Jen Dietrichs American Iconography
UMD art professor Jen Dietrich is an intelligent mix of broad experience and creative expression, with a strong positive rating from students she has served. Pretty much a trifecta, in my book.
EN: How did you first come to take an interest in art?
JD: Sometime during my junior year at UMD. I was a German and international relations major. I took an art history course and realized that dates and artists came very easily, whereas German vocabulary was work. I ended up with a double major: a BA in German and a BFA in pre-grad painting and drawing.
EN: What attracted you to painting?
JD: I was lucky enough to have natural talent for realism from a very young age. I was always drawing realistic figures but never considered it a viable career direction.
EN: I really enjoyed your baseball series. What can you tell us about how it was conceived and executed?
JD: First, I’m a closet jock and sports fanatic. I love watching and playing. However, I knew I wanted to investigate a postmodern perspective on the iconic American game of baseball. It had to be more than merely realistic drawing of players. That came too easily and was not unique by any means.
I started to draw comparisons between religion and the rituals surrounding both baseball enthusiasts and religion. The title of the show was Baseball: A Secular Religion. I attended many farm league games in southern Minnesota, analyzing and observing everything from the crowd to the bat boys. I loved this direct participatory research.
Here’s a little backstory on the baseball series. I played fast-pitch softball in high school (Hibbing) and also summer league. We actually went to state. I was starting third base and back-up catcher. Although I loved both positions for different reasons, my passion was catching. My heroes were Johnny Bench and Thurman Munson. I looked forward to putting on the armor (shin guards, mask, chest pad). It felt like heading into battle. I loved getting in the dirt and being the field marshal of the game. And this is what I learned from further investigation and looking through adult eyes and a body that can no longer play: I always thought that the game depended on the catcher/pitcher relationship, and that it hinged on the moment the pitcher released the ball from the fingers—thereby the pitcher was the catalyst. However, the pitcher gets the sign from the catcher. This is no great surprise to many, but it was all I needed to reaffirm my passion for the position of catcher. The catcher is the field marshal of the game, the captain, the commander—calling all the cuts, dictating the plays from the moment the ball connects with bat. Whew! As you can see, I’m not objective.

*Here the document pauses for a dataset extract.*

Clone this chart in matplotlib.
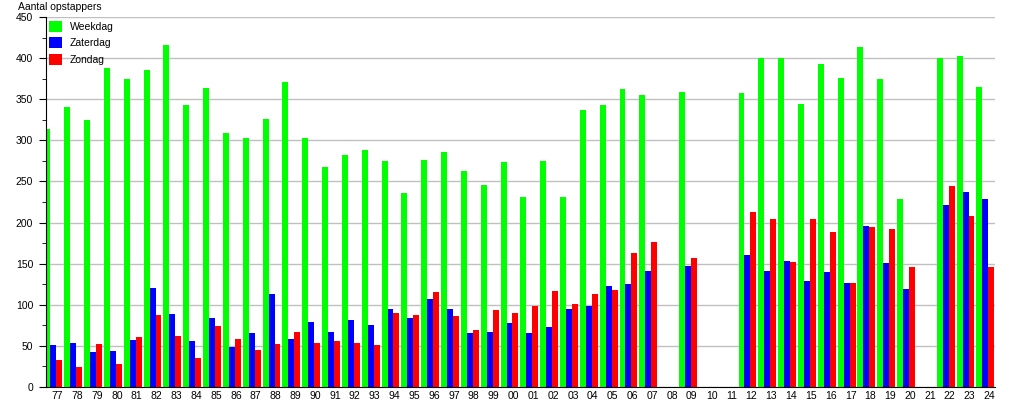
import matplotlib
matplotlib.use("Agg")
import matplotlib.pyplot as plt
import numpy as np
from matplotlib.ticker import MultipleLocator

plt.rcParams['font.family'] = ['Liberation Sans', 'DejaVu Sans']

years = ["77", "78", "79", "80", "81", "82", "83", "84", "85", "86", "87", "88",
         "89", "90", "91", "92", "93", "94", "95", "96", "97", "98", "99", "00",
         "01", "02", "03", "04", "05", "06", "07", "08", "09", "10", "11", "12",
         "13", "14", "15", "16", "17", "18", "19", "20", "21", "22", "23", "24"]

# 0 = geen telling dat jaar
weekdag = [314, 340, 325, 388, 375, 385, 416, 343, 364, 309, 303, 326,
           371, 303, 268, 282, 288, 275, 236, 276, 286, 263, 246, 274,
           231, 275, 231, 337, 343, 362, 355, 0, 359, 0, 0, 358,
           400, 400, 344, 393, 376, 414, 375, 229, 0, 400, 403, 365]
zaterdag = [51, 54, 43, 44, 57, 120, 89, 56, 84, 49, 66, 113,
            58, 79, 67, 82, 75, 95, 84, 107, 95, 66, 67, 78,
            66, 73, 95, 99, 123, 125, 141, 0, 147, 0, 0, 161,
            141, 153, 129, 140, 127, 196, 151, 119, 0, 221, 237, 229]
zondag = [33, 24, 52, 28, 61, 88, 62, 35, 74, 58, 45, 52,
          67, 54, 56, 54, 51, 90, 88, 116, 86, 69, 94, 90,
          99, 117, 101, 113, 118, 163, 176, 0, 157, 0, 0, 213,
          204, 152, 204, 189, 127, 195, 192, 146, 0, 245, 208, 146]

x = np.arange(len(years))
w = 0.3

fig = plt.figure(figsize=(10.15, 4.0), dpi=100)
ax = fig.add_axes([0.045, 0.0325, 0.9356, 0.925])

ax.bar(x - w, weekdag, w, color="#00ff00", label="Weekdag")
ax.bar(x, zaterdag, w, color="#0000ff", label="Zaterdag")
ax.bar(x + w, zondag, w, color="#ff0000", label="Zondag")

ax.set_xlim(-0.39, len(years) - 0.5)
ax.set_ylim(0, 450)
ax.yaxis.set_major_locator(MultipleLocator(50))
ax.yaxis.set_minor_locator(MultipleLocator(25))
ax.grid(axis="y", color="#c0c0c0", linewidth=1)
ax.set_axisbelow(True)

ax.set_xticks(x + 0.2)
ax.set_xticklabels(years)
ax.tick_params(axis="x", length=0, pad=3, labelsize=7.5)
ax.tick_params(axis="y", which="major", length=5, labelsize=7.5, pad=4)
ax.tick_params(axis="y", which="minor", length=3)

for s in ["top", "right"]:
    ax.spines[s].set_visible(False)

ax.legend(loc="upper left", bbox_to_anchor=(0.003, 0.99), frameon=False,
          fontsize=7.5, handlelength=1.25, handleheight=1.25,
          handletextpad=0.8, labelspacing=0.55, borderpad=0, borderaxespad=0)

fig.text(0.0177, 0.996, "Aantal opstappers", fontsize=7.5, va="top", ha="left")

plt.savefig("out.png", dpi=100)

Anyway, that is a fun series, and I seem to revisit baseball each spring with fresh eyes. I’m not finished with that subject. Currently, I’m focusing on football. Four years ago I married a man who happened to be a former college tight end and place kicker. Needless to say, having a source close is wonderful and insightful. The baseball series was males. This current series is football players and coaches with female characters overlaid. A studio visit will help at this point.

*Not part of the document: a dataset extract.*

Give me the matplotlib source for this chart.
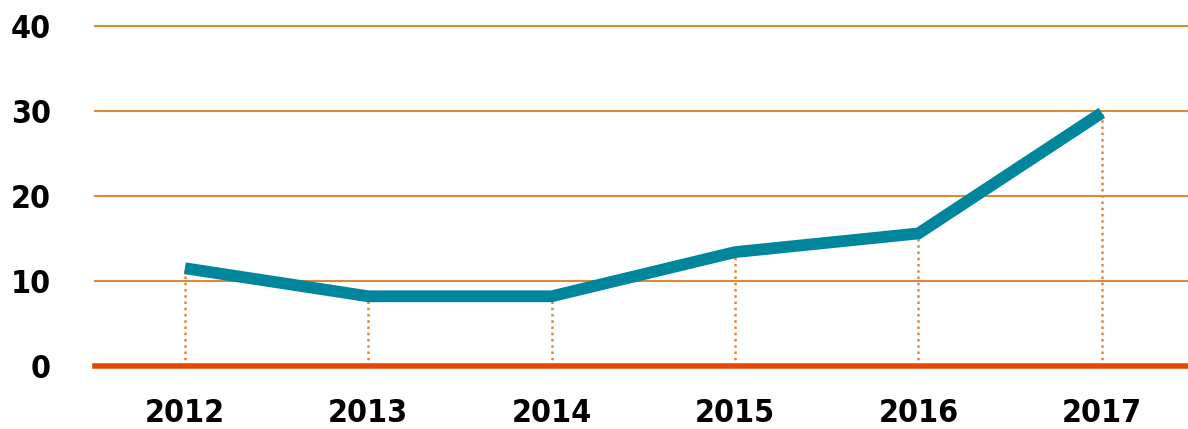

EN: You also have barn-themed paintings. The two together remind me of Field of Dreams. Is there any connection between farms and baseball in your work?

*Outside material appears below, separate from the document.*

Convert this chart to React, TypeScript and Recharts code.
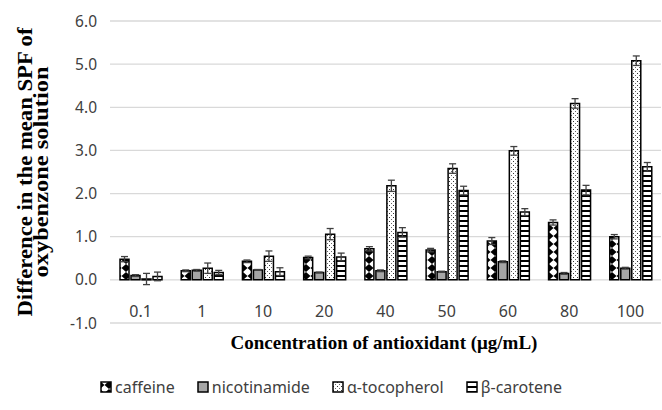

JD: For the past 15 years I’ve been working on the topic of American icons, and each series addresses a different sub-theme: American barns, baseball, the Kennedys, etc. I was born in Wisconsin, and while I was living in Alaska I started missing the barns. That was my thesis project.
EN: How did JFK influence your generation that was born after he was assassinated?
JD: We were raised by parents whose dialogue was always pro-Kennedy. It was very much embedded in the everyday dialogue. It was centered on politics, not religion. For some reason, even the next generation was influenced by and fascinated with the Kennedys. I see it in my kids. They carry this torch for Kennedy.
EN: How did your interest in film come about? What prompted you to collaborate with Sarah Nitschke to form Underbelly Films?
When I was in Alaska for nine years at the Alaska Art Institute, we had a week-long summer program for teachers, and I called Chuck Close. He couldn’t come because of handicap issues, so I called Philip Pearlstein and he came. Afterwards he mentored me, and I said to Sarah, “We have to get him on film.” He was one of the last left from the abstract expressionism movement of that era, part of Leo Castelli’s first opening. He taught with Ad Reinhart in Brooklyn and was a classmate with Andy Warhol, whom he lived with for six months or so.
As artists, we’re all compared to Andy… Phillip is the polar opposite. Being small and intellectual, he was also a contrast to the brawly male type of abstract expressionism.
We started the film in 2004, which really preoccupied Sarah and me. It was especially challenging being a single mom with three kids.